How and what Google learns

The London Review of Books looks at various books recently published about Google, an essay on Google's data-collecting and machine-learning operations; it appears that a lot of the services Google provide are
In 2007, Google told the New York Times that it was now using more than 200 signals in its ranking algorithm, and the number must now be higher. What every one of those signals is and how they are weighted is Google’s most precious trade secret, but the most useful signal of all is the least predictable: the behaviour of the person who types their query into the search box. A click on the third result counts as a vote that it ought to come higher. A ‘long click’ – when you select one of the results and don’t come back – is a stronger vote. To test a new version of its algorithm, Google releases it to a small subset of its users and measures its effectiveness through the pattern of their clicks: more happy surfers and it’s just got cleverer. We teach it while we think it’s teaching us. Levy tells the story of a new recruit with a long managerial background who asked Google’s senior vice-president of engineering, Alan Eustace, what systems Google had in place to improve its products. ‘He expected to hear about quality assurance teams and focus groups’ – the sort of set-up he was used to. ‘Instead Eustace explained that Google’s brain was like a baby’s, an omnivorous sponge that was always getting smarter from the information it soaked up.’ Like a baby, Google uses what it hears to learn about the workings of human language.

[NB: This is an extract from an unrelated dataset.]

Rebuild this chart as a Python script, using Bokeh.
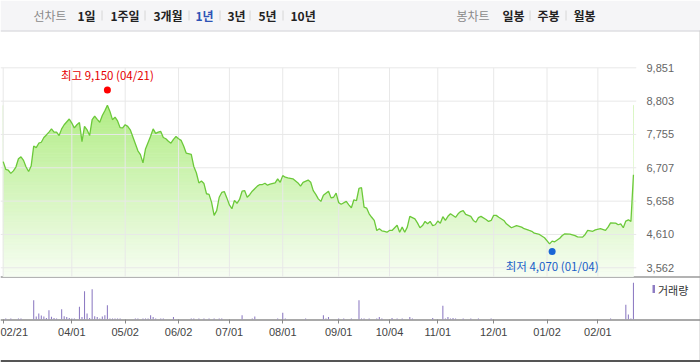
import numpy as np
from bokeh.plotting import figure
from bokeh.models import Range1d, FixedTicker, NumeralTickFormatter
from bokeh.core.properties import value
from bokeh.embed import file_html
from bokeh.resources import INLINE

# ---------------- data ----------------
# trading-day index (0 = 2022-02-21 ... 248 = 2023-02-21) and closing price (KRW)
days = [0, 1, 2, 3, 4, 5, 6, 7, 8, 9, 10, 11, 12, 13, 14, 15, 16, 17, 18, 19, 20, 21, 22, 23, 24,
        26, 27, 28, 29, 30, 31, 32, 33, 34, 35, 36, 37, 38, 39, 40, 41, 42, 43, 44, 45, 46, 47, 48, 49, 50,
        52, 53, 54, 55, 56,
        58, 59, 60, 61, 62, 63, 64, 65, 66, 67, 68, 69, 70, 71, 72,
        74, 75, 76, 77, 78, 79, 80, 81, 82, 83, 84, 85, 86, 87, 88, 89, 90, 91, 92, 93, 94, 95, 96, 97, 98,
        100, 101, 102, 103, 104, 105,
        107, 108, 109, 110, 111, 112,
        114,
        116, 117, 118,
        120, 121, 122, 123, 124, 125, 126,
        128, 129, 130, 131, 132, 133,
        135, 136, 137, 138, 139, 140, 141, 142, 143, 144, 145, 146, 147, 148, 149, 150, 151, 152, 153,
        155, 156, 157, 158, 159, 160,
        162, 163, 164, 165, 166, 167, 168, 169, 170, 171, 172, 173, 174, 175, 176,
        178, 179, 180, 181, 182,
        184, 185, 186, 187, 188,
        190, 191, 192, 193, 194, 195,
        197, 198, 200, 202, 204, 205, 207, 208, 209, 211, 213,
        215, 216, 217, 219, 220, 221, 223, 225, 226, 228, 229, 230, 232, 233, 235,
        237, 238, 239, 241, 242, 243, 244, 245, 246, 247, 248]
close = [6900, 6660, 6630, 6530, 6610, 6730, 6990, 7050, 6940, 6730, 6590, 6760, 7390, 7340, 7480, 7510,
         7660, 7740, 7830, 7930, 7830, 7830, 7720, 7930, 8060,
         8240, 8110, 7960, 8060, 8130, 7530, 8010, 7900, 7720, 8220, 8330, 8230, 8140, 8350, 8500, 8670,
         8480, 8220, 8300, 8180, 7970, 7960, 8060, 8010, 7900,
         7460, 7240, 7120, 6860, 7300,
         7700, 7930, 7790, 7830, 7850, 7660, 7620, 7540, 7480, 7600, 7690, 7620, 7570, 7390, 7170,
         7130, 6750, 6550, 6230, 6290, 6210, 5890, 5870, 5620, 5210, 5360, 5780, 5930, 5960, 5760, 5540,
         5420, 5680, 5590, 5710, 5970, 5990, 5780, 5860, 5970,
         6130, 6180, 6180, 6220, 6160, 6190,
         6230, 6360, 6250, 6460, 6410, 6390,
         6360,
         6230, 6130, 6250,
         6320, 6250, 5990, 5870, 5730, 5650, 5840,
         5970, 5760, 5780, 5910, 5610, 5560,
         5650, 5540, 5450, 5700, 5670, 6060, 6080, 5470, 5440, 5260, 5150, 5050, 4735, 4790, 4725, 4705,
         4680, 4735, 4735,
         4900, 4680, 4840, 4680, 4840, 5180,
         5100, 4975, 4820, 4890, 5020, 4945, 5020, 4890, 4915, 5030, 4965, 5170, 5050, 5180, 5260,
         5150, 5260, 5330, 5360, 5240,
         5180, 5050, 4995, 5140, 5180,
         5080, 5020, 5050, 5210, 5210, 5150,
         5050, 4945, 4820, 4890, 4840, 4790, 4735, 4710, 4650, 4610, 4505,
         4315, 4400, 4380, 4490, 4575, 4630, 4620, 4575, 4535, 4525, 4610, 4735, 4710, 4755, 4790,
         4735, 4840, 4975, 4965, 4915, 4945, 4820, 5030, 5070, 5020, 6490]

# trading volume (thousand shares)
vol_days = [1, 3, 6, 7,
            12, 13, 14, 15, 16, 17, 18, 19, 20, 21,
            23, 24, 25, 26, 27, 28,
            30, 31, 32, 33, 34, 35, 36, 37, 38, 39, 40, 41, 42, 43, 44, 45, 46,
            52, 53, 55, 56, 57, 58, 59, 60, 62, 63, 67,
            74, 75, 77, 79, 81, 83, 85, 86,
            94, 98, 99, 108, 110, 111, 119, 126, 127, 128, 132, 134, 137,
            140, 141, 142, 144, 147, 148, 149, 153, 155, 157, 160, 161, 169,
            173, 174, 175, 176, 177, 178, 181, 184, 187, 192, 239,
            245, 246, 247, 248]
volume = [100, 100, 100, 100,
          1930, 300, 600, 400, 300, 150, 930, 270, 150, 100,
          1030, 330, 250, 150, 100, 100,
          1270, 250, 2830, 600, 150, 3030, 330, 250, 100, 300, 430, 1430, 100, 100, 100, 100, 100,
          100, 100, 100, 100, 100, 430, 250, 100, 100, 100, 250,
          100, 100, 100, 100, 100, 100, 100, 100,
          430, 100, 300, 100, 670, 100, 100, 430, 100, 250, 100, 100, 100,
          1930, 100, 100, 100, 100, 250, 100, 150, 100, 100, 250, 100, 150,
          1370, 100, 250, 100, 150, 100, 100, 100, 100, 100, 100,
          1470, 500, 100, 3670]

tick_days = [0, 27, 48, 69, 89, 110, 132, 152, 171, 193, 214, 234]
tick_labels = ["02/21", "04/01", "05/02", "06/02", "07/01", "08/01", "09/01",
               "10/04", "11/01", "12/01", "01/02", "02/01"]
price_ticks = [3562, 4610, 5658, 6707, 7755, 8803, 9851]

high_day, high_price, high_date = 41, 9150, "04/21"
low_day, low_price, low_date = 216, 4070, "01/04"

# ---------------- styles ----------------
KR = "Noto Sans CJK KR"
LAT = "Liberation Sans"
LINE_GREEN = "#6cc93a"
VOL_PURPLE = "#8e7cc3"
GRID = "#e8e8e8"
PRICE_FLOOR = 3287          # value at the bottom edge of the price panel
POS = {"position": "absolute", "left": "0px", "top": "0px"}

# ---------------- background / frame figure ----------------
bg = figure(width=700, height=362, x_range=Range1d(0, 700), y_range=Range1d(362, 0),
            output_backend="svg", toolbar_location=None, min_border=0,
            x_axis_location=None, y_axis_location=None, outline_line_color=None,
            background_fill_color="white", border_fill_color="white")
bg.grid.visible = False
bg.styles = POS

bg.quad(left=[0], right=[700], top=[0], bottom=[30], fill_color="#f5f5f7", line_color=None)
bg.segment(x0=[0], y0=[30.5], x1=[700], y1=[30.5], line_color="#cfcfd4", line_width=1)
bg.segment(x0=[699.5], y0=[30], x1=[699.5], y1=[362], line_color="#c8c8c8", line_width=1)
bg.segment(x0=[0], y0=[276.5], x1=[700], y1=[276.5], line_color="#9a9a9a", line_width=1.5)
bg.segment(x0=[0], y0=[319.5], x1=[700], y1=[319.5], line_color="#8c8c8c", line_width=1.5)
bg.quad(left=[0], right=[700], top=[359.5], bottom=[362], fill_color="#555555", line_color=None)

# header menu
left_items = ["1일", "1주일", "3개월", "1년", "3년", "5년", "10년"]
left_x = [77, 110, 153, 195, 227, 258, 290]
left_col = ["#222222", "#222222", "#222222", "#2d53b5", "#222222", "#222222", "#222222"]
right_items = ["일봉", "주봉", "월봉"]
right_x = [502, 537, 573]
seps_x = [101, 144, 188, 219, 249, 282, 529, 565]

bg.text(x=[33, 456], y=[15, 15], text=["선차트", "봉차트"], text_font=value(KR),
        text_font_size="12px", text_color="#8a8a8a", text_baseline="middle", text_align="left")
bg.text(x=left_x, y=[15] * len(left_x), text=left_items, text_font=value(KR),
        text_font_size="12px", text_font_style="bold", text_color=left_col,
        text_baseline="middle", text_align="left")
bg.text(x=right_x, y=[15] * len(right_x), text=right_items, text_font=value(KR),
        text_font_size="12px", text_font_style="bold", text_color="#222222",
        text_baseline="middle", text_align="left")
bg.segment(x0=[s + 0.5 for s in seps_x], y0=[10] * len(seps_x),
           x1=[s + 0.5 for s in seps_x], y1=[20] * len(seps_x), line_color="#d6d6d6")

# volume legend
bg.quad(left=[652], right=[654.5], top=[284.5], bottom=[292.5], fill_color=VOL_PURPLE, line_color=None)
bg.text(x=[657.5], y=[289], text=["거래량"], text_font=value(KR), text_font_size="11px",
        text_color="#333333", text_baseline="middle", text_align="left")

# ---------------- chart figure ----------------
p = figure(width=700, height=362, x_range=Range1d(-1.063, 249.2), y_range=Range1d(1935, 10081),
           output_backend="svg", toolbar_location=None, y_axis_location="right",
           min_border_left=0, min_border_right=64, min_border_top=60, min_border_bottom=43,
           outline_line_color=None, background_fill_color=None, border_fill_color=None)
p.styles = POS
p.grid.visible = False
p.extra_y_ranges = {"vol": Range1d(0, 25930)}

# gradient area under the price line
top = max(close)
n_bands = 60
edges = np.linspace(PRICE_FLOOR, top, n_bands + 1)
c_top = np.array([0xb2, 0xed, 0x86])
c_bot = np.array([0xf7, 0xfd, 0xf3])
mids = (edges[:-1] + edges[1:]) / 2
fr = (mids - PRICE_FLOOR) / (top - PRICE_FLOOR)
band_cols = ["#%02x%02x%02x" % tuple(int(round(v)) for v in (c_bot + (c_top - c_bot) * f)) for f in fr]
p.quad(left=days[0], right=days[-1], bottom=edges[:-1], top=edges[1:],
       fill_color=band_cols, line_color=band_cols, line_width=0.8)
p.varea(x=days, y1=close, y2=[top + 60] * len(days), fill_color="white")

# grid
xs0 = [p.x_range.start] * len(price_ticks)
xs1 = [p.x_range.end] * len(price_ticks)
p.segment(x0=xs0, y0=price_ticks, x1=xs1, y1=price_ticks, line_color=GRID, line_width=1)
p.segment(x0=tick_days, y0=[PRICE_FLOOR] * len(tick_days), x1=tick_days,
          y1=[max(price_ticks)] * len(tick_days), line_color=GRID, line_width=1)

# price line
p.line(days, close, line_color=LINE_GREEN, line_width=1.3)

# volume bars
p.vbar(x=vol_days, top=volume, width=0.42, y_range_name="vol", fill_color=VOL_PURPLE,
       line_color=None)

# high / low markers
p.scatter([high_day], [high_price], size=7, fill_color="#ff0000", line_color=None)
p.text([high_day], [high_price], text=[f"최고 {high_price:,} ({high_date})"], text_font=value(KR),
       text_font_size="11.5px", text_color="#e60000", text_align="center", text_baseline="bottom",
       y_offset=-7)
p.scatter([low_day], [low_price], size=7, fill_color="#1a66d6", line_color=None)
p.text([low_day], [low_price], text=[f"최저 {low_price:,} ({low_date})"], text_font=value(KR),
       text_font_size="11.5px", text_color="#1a5fc8", text_align="center", text_baseline="top",
       y_offset=6)

# axes
ya = p.yaxis[0]
ya.ticker = FixedTicker(ticks=price_ticks)
ya.formatter = NumeralTickFormatter(format="0,0")
ya.axis_line_color = None
ya.major_tick_line_color = None
ya.minor_tick_line_color = None
ya.major_label_standoff = 4
ya.major_label_text_font = LAT
ya.major_label_text_font_size = "11px"
ya.major_label_text_color = "#666666"

xa = p.xaxis[0]
xa.ticker = FixedTicker(ticks=tick_days)
xa.major_label_overrides = {d: lab for d, lab in zip(tick_days, tick_labels)}
xa.axis_line_color = None
xa.major_tick_in = 0
xa.major_tick_out = 4
xa.major_tick_line_color = "#888888"
xa.minor_tick_line_color = None
xa.major_label_standoff = 2
xa.major_label_text_font = LAT
xa.major_label_text_font_size = "11px"
xa.major_label_text_color = "#444444"
xa.major_label_text_align = "left"

open("out.html", "w").write(file_html([bg, p], INLINE))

The large number of people who search for ‘pictures of dogs’ and also ‘pictures of puppies’ tells Google that ‘puppy’ and ‘dog’ mean similar things, yet it also knows that people searching for ‘hot dogs’ get cross if they’re given instructions for ‘boiling puppies’. If Google misunderstands you, and delivers the wrong results, the fact that you’ll go back and rephrase your query, explaining what you mean, will help it get it right next time. Every search for information is itself a piece of information Google can learn from.
By 2007, Google knew enough about the structure of queries to be able to release a US-only directory inquiry service called GOOG-411. You dialled 1-800-4664-411 and spoke your question to the robot operator, which parsed it and spoke you back the top eight results, while offering to connect your call. It was free, nifty and widely used, especially because – unprecedentedly for a company that had never spent much on marketing – Google chose to promote it on billboards across California and New York State. People thought it was weird that Google was paying to advertise a product it couldn’t possibly make money from, but by then Google had become known for doing weird and pleasing things. ... What was it getting with GOOG-411? It soon became clear that what it was getting were demands for pizza spoken in every accent in the continental United States, along with questions about plumbers in Detroit and countless variations on the pronunciations of ‘Schenectady’, ‘Okefenokee’ and ‘Boca Raton’. GOOG-411, a Google researcher later wrote, was a phoneme-gathering operation, a way of improving voice recognition technology through massive data collection. Three years later, the service was dropped, but by then Google had launched its Android operating system and had released into the wild an improved search-by-voice service that didn’t require a phone call.
One takeaway from the article is that, while it may be said that "if you don't know what the product is, you are the product", Google don't really give that much personal information to advertisers, or even allow advertisers to target ads very precisely (as they can, for example, on Facebook). Google collect a wealth of information, though the bulk of it remains in the machine:
It isn’t possible, using Google’s tools, to target an ad to 32-year-old single heterosexual men living in London who work at Goldman Sachs and like skiing, especially at Courchevel. You can do exactly that using Facebook, but the options Google gives advertisers are, by comparison, limited: the closest it gets is to allow them to target display ads to people who may be interested in the category of ‘skiing and snowboarding’ – and advertisers were always able to do that anyway by buying space in Ski & Snowboard magazine. The rest of the time, Google decides the placement of ads itself, using its proprietary algorithms to display them wherever it knows they will get the most clicks. The advertisers are left out of the loop.